• _Set exercise_: Write the records below out again exactly as given, with no images.

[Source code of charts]
····················

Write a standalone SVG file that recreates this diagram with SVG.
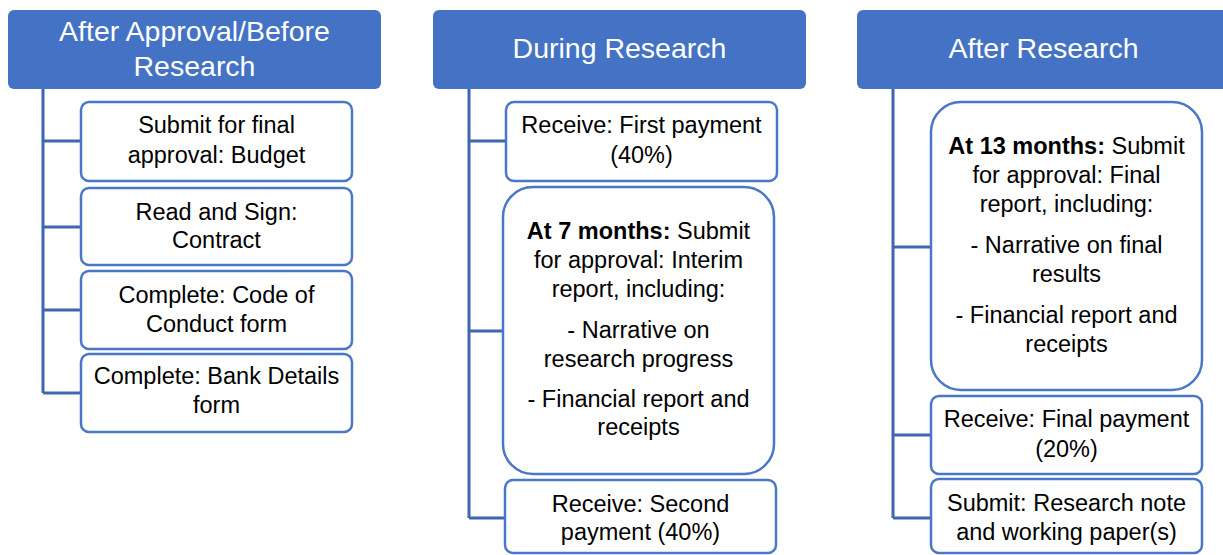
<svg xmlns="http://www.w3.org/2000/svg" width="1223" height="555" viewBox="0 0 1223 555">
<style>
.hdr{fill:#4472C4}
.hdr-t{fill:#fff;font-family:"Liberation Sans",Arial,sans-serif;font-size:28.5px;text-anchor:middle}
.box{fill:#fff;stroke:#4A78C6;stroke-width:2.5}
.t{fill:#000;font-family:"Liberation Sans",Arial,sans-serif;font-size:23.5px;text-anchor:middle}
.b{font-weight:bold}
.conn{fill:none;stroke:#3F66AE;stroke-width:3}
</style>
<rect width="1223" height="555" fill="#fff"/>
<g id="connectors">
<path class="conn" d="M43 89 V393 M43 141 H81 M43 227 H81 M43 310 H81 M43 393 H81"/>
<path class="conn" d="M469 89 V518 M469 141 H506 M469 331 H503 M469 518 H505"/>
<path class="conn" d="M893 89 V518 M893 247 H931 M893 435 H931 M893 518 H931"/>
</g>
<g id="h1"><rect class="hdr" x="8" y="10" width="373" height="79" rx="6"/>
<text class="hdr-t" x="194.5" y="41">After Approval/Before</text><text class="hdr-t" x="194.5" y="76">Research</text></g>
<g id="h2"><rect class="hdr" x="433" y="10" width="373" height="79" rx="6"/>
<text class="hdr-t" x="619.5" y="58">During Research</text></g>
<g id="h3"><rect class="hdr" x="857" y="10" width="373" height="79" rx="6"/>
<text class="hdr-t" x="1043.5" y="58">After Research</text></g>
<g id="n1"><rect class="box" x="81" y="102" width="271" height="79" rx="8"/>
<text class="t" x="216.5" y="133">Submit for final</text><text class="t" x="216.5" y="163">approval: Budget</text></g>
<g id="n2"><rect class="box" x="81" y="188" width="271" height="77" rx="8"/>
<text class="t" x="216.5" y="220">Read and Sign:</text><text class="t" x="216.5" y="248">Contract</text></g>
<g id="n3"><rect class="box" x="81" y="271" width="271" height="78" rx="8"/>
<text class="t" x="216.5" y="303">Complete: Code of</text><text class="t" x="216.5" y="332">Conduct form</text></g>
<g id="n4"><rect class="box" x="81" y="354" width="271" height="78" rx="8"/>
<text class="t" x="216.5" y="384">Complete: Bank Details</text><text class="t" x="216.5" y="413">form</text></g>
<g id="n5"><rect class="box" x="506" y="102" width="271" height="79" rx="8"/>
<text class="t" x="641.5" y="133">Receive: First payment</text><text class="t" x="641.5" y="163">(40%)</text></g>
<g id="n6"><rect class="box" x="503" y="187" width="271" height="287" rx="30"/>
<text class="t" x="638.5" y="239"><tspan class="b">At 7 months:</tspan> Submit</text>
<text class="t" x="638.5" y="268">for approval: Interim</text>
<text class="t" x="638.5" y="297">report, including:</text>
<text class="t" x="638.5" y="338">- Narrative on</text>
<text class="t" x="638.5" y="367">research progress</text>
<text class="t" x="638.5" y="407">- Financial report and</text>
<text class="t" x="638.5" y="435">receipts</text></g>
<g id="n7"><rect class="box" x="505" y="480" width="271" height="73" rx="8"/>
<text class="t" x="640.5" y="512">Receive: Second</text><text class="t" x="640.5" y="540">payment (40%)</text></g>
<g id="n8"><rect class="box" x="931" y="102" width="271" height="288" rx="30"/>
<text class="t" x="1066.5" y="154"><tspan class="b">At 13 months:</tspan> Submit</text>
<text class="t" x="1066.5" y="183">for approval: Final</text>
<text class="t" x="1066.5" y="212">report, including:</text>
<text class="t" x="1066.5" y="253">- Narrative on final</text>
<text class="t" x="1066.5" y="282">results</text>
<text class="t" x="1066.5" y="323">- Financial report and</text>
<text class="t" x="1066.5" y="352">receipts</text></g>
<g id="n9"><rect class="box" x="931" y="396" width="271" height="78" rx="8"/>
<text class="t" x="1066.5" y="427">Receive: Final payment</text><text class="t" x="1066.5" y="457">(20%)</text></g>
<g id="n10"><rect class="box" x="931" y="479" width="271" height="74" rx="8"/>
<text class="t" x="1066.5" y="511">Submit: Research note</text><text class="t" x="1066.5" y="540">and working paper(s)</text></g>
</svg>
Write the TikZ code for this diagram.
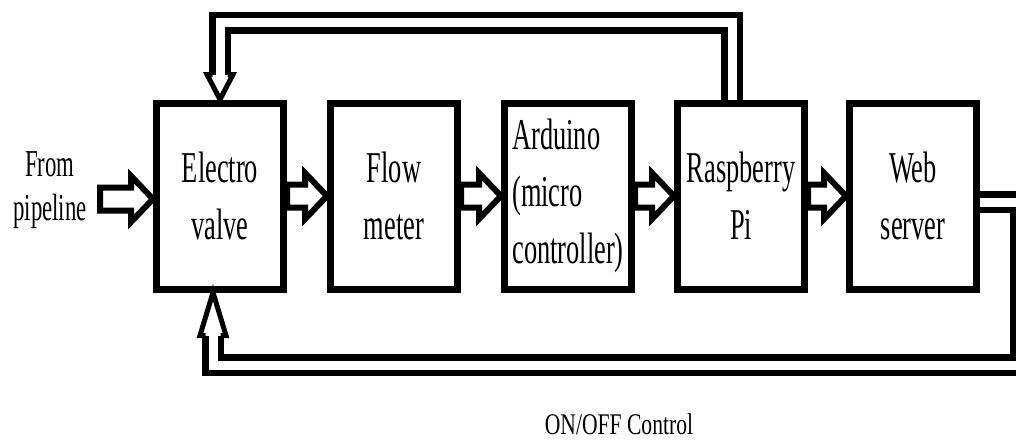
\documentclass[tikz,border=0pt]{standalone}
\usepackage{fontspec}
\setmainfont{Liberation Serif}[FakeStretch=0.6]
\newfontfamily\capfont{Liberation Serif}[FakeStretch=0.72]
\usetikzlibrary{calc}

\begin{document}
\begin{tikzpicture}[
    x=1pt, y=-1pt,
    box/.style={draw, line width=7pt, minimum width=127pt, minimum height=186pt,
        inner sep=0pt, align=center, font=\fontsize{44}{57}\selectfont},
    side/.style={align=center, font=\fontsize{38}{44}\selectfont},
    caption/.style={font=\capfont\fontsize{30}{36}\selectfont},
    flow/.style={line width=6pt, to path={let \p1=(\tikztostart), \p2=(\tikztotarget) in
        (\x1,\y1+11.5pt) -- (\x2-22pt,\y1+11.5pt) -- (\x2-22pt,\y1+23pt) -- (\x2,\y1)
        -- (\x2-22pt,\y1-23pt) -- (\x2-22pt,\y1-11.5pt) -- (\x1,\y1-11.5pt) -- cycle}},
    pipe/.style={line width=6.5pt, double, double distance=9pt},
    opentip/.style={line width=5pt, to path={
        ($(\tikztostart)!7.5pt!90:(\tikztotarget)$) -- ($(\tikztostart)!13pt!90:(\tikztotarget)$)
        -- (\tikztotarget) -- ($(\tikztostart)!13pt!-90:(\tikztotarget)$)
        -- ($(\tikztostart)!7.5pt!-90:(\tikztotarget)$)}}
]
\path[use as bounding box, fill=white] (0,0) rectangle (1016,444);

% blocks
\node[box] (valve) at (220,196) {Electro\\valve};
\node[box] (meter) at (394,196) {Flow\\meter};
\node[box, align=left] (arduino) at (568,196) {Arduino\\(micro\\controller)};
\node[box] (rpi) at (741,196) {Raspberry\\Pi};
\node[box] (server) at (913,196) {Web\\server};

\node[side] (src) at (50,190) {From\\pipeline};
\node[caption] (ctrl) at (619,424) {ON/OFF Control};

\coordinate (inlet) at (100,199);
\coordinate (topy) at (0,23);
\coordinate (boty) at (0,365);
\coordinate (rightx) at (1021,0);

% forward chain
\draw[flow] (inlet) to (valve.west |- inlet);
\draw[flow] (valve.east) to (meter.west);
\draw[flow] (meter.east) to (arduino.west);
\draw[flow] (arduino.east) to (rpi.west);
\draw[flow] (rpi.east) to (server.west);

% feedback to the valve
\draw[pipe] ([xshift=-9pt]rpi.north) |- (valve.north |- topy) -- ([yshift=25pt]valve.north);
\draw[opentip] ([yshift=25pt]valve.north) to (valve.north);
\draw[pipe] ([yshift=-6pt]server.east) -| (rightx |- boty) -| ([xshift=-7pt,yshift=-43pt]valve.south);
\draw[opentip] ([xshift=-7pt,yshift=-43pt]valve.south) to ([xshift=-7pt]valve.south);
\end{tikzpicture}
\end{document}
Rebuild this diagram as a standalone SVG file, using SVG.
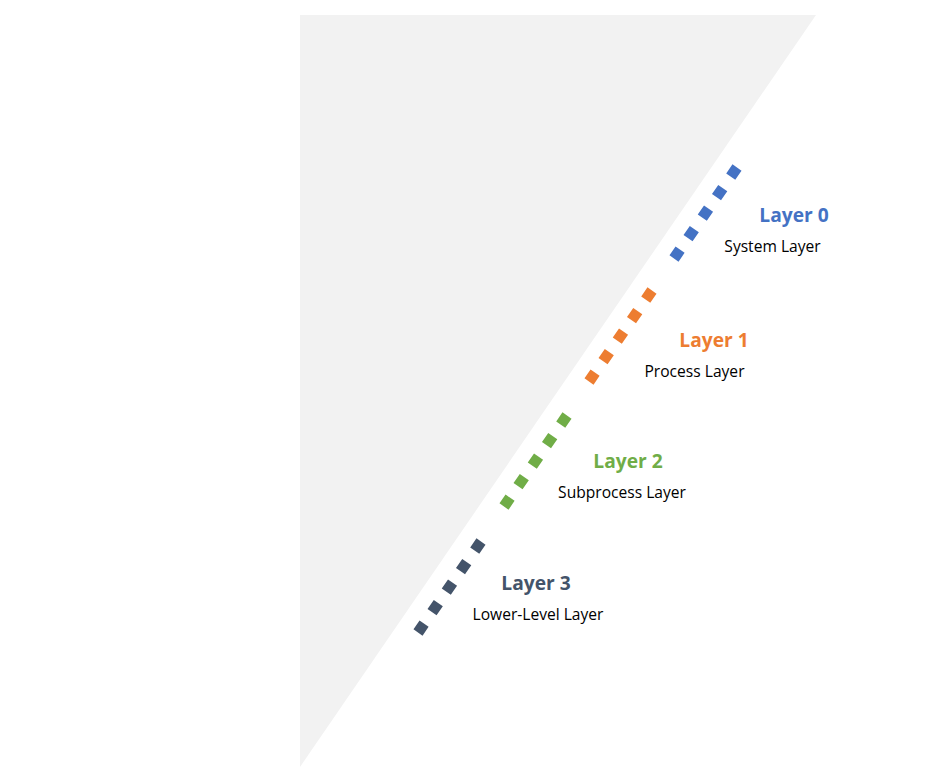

····················

• _Result below_:
Write a standalone SVG file that recreates this diagram with SVG.
<svg xmlns="http://www.w3.org/2000/svg" width="1223" height="555" viewBox="0 0 1223 555">
<style>
.hdr{fill:#4472C4}
.hdr-t{fill:#fff;font-family:"Liberation Sans",Arial,sans-serif;font-size:28.5px;text-anchor:middle}
.box{fill:#fff;stroke:#4A78C6;stroke-width:2.5}
.t{fill:#000;font-family:"Liberation Sans",Arial,sans-serif;font-size:23.5px;text-anchor:middle}
.b{font-weight:bold}
.conn{fill:none;stroke:#3F66AE;stroke-width:3}
</style>
<rect width="1223" height="555" fill="#fff"/>
<g id="connectors">
<path class="conn" d="M43 89 V393 M43 141 H81 M43 227 H81 M43 310 H81 M43 393 H81"/>
<path class="conn" d="M469 89 V518 M469 141 H506 M469 331 H503 M469 518 H505"/>
<path class="conn" d="M893 89 V518 M893 247 H931 M893 435 H931 M893 518 H931"/>
</g>
<g id="h1"><rect class="hdr" x="8" y="10" width="373" height="79" rx="6"/>
<text class="hdr-t" x="194.5" y="41">After Approval/Before</text><text class="hdr-t" x="194.5" y="76">Research</text></g>
<g id="h2"><rect class="hdr" x="433" y="10" width="373" height="79" rx="6"/>
<text class="hdr-t" x="619.5" y="58">During Research</text></g>
<g id="h3"><rect class="hdr" x="857" y="10" width="373" height="79" rx="6"/>
<text class="hdr-t" x="1043.5" y="58">After Research</text></g>
<g id="n1"><rect class="box" x="81" y="102" width="271" height="79" rx="8"/>
<text class="t" x="216.5" y="133">Submit for final</text><text class="t" x="216.5" y="163">approval: Budget</text></g>
<g id="n2"><rect class="box" x="81" y="188" width="271" height="77" rx="8"/>
<text class="t" x="216.5" y="220">Read and Sign:</text><text class="t" x="216.5" y="248">Contract</text></g>
<g id="n3"><rect class="box" x="81" y="271" width="271" height="78" rx="8"/>
<text class="t" x="216.5" y="303">Complete: Code of</text><text class="t" x="216.5" y="332">Conduct form</text></g>
<g id="n4"><rect class="box" x="81" y="354" width="271" height="78" rx="8"/>
<text class="t" x="216.5" y="384">Complete: Bank Details</text><text class="t" x="216.5" y="413">form</text></g>
<g id="n5"><rect class="box" x="506" y="102" width="271" height="79" rx="8"/>
<text class="t" x="641.5" y="133">Receive: First payment</text><text class="t" x="641.5" y="163">(40%)</text></g>
<g id="n6"><rect class="box" x="503" y="187" width="271" height="287" rx="30"/>
<text class="t" x="638.5" y="239"><tspan class="b">At 7 months:</tspan> Submit</text>
<text class="t" x="638.5" y="268">for approval: Interim</text>
<text class="t" x="638.5" y="297">report, including:</text>
<text class="t" x="638.5" y="338">- Narrative on</text>
<text class="t" x="638.5" y="367">research progress</text>
<text class="t" x="638.5" y="407">- Financial report and</text>
<text class="t" x="638.5" y="435">receipts</text></g>
<g id="n7"><rect class="box" x="505" y="480" width="271" height="73" rx="8"/>
<text class="t" x="640.5" y="512">Receive: Second</text><text class="t" x="640.5" y="540">payment (40%)</text></g>
<g id="n8"><rect class="box" x="931" y="102" width="271" height="288" rx="30"/>
<text class="t" x="1066.5" y="154"><tspan class="b">At 13 months:</tspan> Submit</text>
<text class="t" x="1066.5" y="183">for approval: Final</text>
<text class="t" x="1066.5" y="212">report, including:</text>
<text class="t" x="1066.5" y="253">- Narrative on final</text>
<text class="t" x="1066.5" y="282">results</text>
<text class="t" x="1066.5" y="323">- Financial report and</text>
<text class="t" x="1066.5" y="352">receipts</text></g>
<g id="n9"><rect class="box" x="931" y="396" width="271" height="78" rx="8"/>
<text class="t" x="1066.5" y="427">Receive: Final payment</text><text class="t" x="1066.5" y="457">(20%)</text></g>
<g id="n10"><rect class="box" x="931" y="479" width="271" height="74" rx="8"/>
<text class="t" x="1066.5" y="511">Submit: Research note</text><text class="t" x="1066.5" y="540">and working paper(s)</text></g>
</svg>
Write the TikZ code for this diagram.
\documentclass[tikz,border=0pt]{standalone}
\usepackage{fontspec}
\setmainfont{Liberation Serif}[FakeStretch=0.6]
\newfontfamily\capfont{Liberation Serif}[FakeStretch=0.72]
\usetikzlibrary{calc}

\begin{document}
\begin{tikzpicture}[
    x=1pt, y=-1pt,
    box/.style={draw, line width=7pt, minimum width=127pt, minimum height=186pt,
        inner sep=0pt, align=center, font=\fontsize{44}{57}\selectfont},
    side/.style={align=center, font=\fontsize{38}{44}\selectfont},
    caption/.style={font=\capfont\fontsize{30}{36}\selectfont},
    flow/.style={line width=6pt, to path={let \p1=(\tikztostart), \p2=(\tikztotarget) in
        (\x1,\y1+11.5pt) -- (\x2-22pt,\y1+11.5pt) -- (\x2-22pt,\y1+23pt) -- (\x2,\y1)
        -- (\x2-22pt,\y1-23pt) -- (\x2-22pt,\y1-11.5pt) -- (\x1,\y1-11.5pt) -- cycle}},
    pipe/.style={line width=6.5pt, double, double distance=9pt},
    opentip/.style={line width=5pt, to path={
        ($(\tikztostart)!7.5pt!90:(\tikztotarget)$) -- ($(\tikztostart)!13pt!90:(\tikztotarget)$)
        -- (\tikztotarget) -- ($(\tikztostart)!13pt!-90:(\tikztotarget)$)
        -- ($(\tikztostart)!7.5pt!-90:(\tikztotarget)$)}}
]
\path[use as bounding box, fill=white] (0,0) rectangle (1016,444);

% blocks
\node[box] (valve) at (220,196) {Electro\\valve};
\node[box] (meter) at (394,196) {Flow\\meter};
\node[box, align=left] (arduino) at (568,196) {Arduino\\(micro\\controller)};
\node[box] (rpi) at (741,196) {Raspberry\\Pi};
\node[box] (server) at (913,196) {Web\\server};

\node[side] (src) at (50,190) {From\\pipeline};
\node[caption] (ctrl) at (619,424) {ON/OFF Control};

\coordinate (inlet) at (100,199);
\coordinate (topy) at (0,23);
\coordinate (boty) at (0,365);
\coordinate (rightx) at (1021,0);

% forward chain
\draw[flow] (inlet) to (valve.west |- inlet);
\draw[flow] (valve.east) to (meter.west);
\draw[flow] (meter.east) to (arduino.west);
\draw[flow] (arduino.east) to (rpi.west);
\draw[flow] (rpi.east) to (server.west);

% feedback to the valve
\draw[pipe] ([xshift=-9pt]rpi.north) |- (valve.north |- topy) -- ([yshift=25pt]valve.north);
\draw[opentip] ([yshift=25pt]valve.north) to (valve.north);
\draw[pipe] ([yshift=-6pt]server.east) -| (rightx |- boty) -| ([xshift=-7pt,yshift=-43pt]valve.south);
\draw[opentip] ([xshift=-7pt,yshift=-43pt]valve.south) to ([xshift=-7pt]valve.south);
\end{tikzpicture}
\end{document}
Rebuild this diagram as a standalone SVG file, using SVG.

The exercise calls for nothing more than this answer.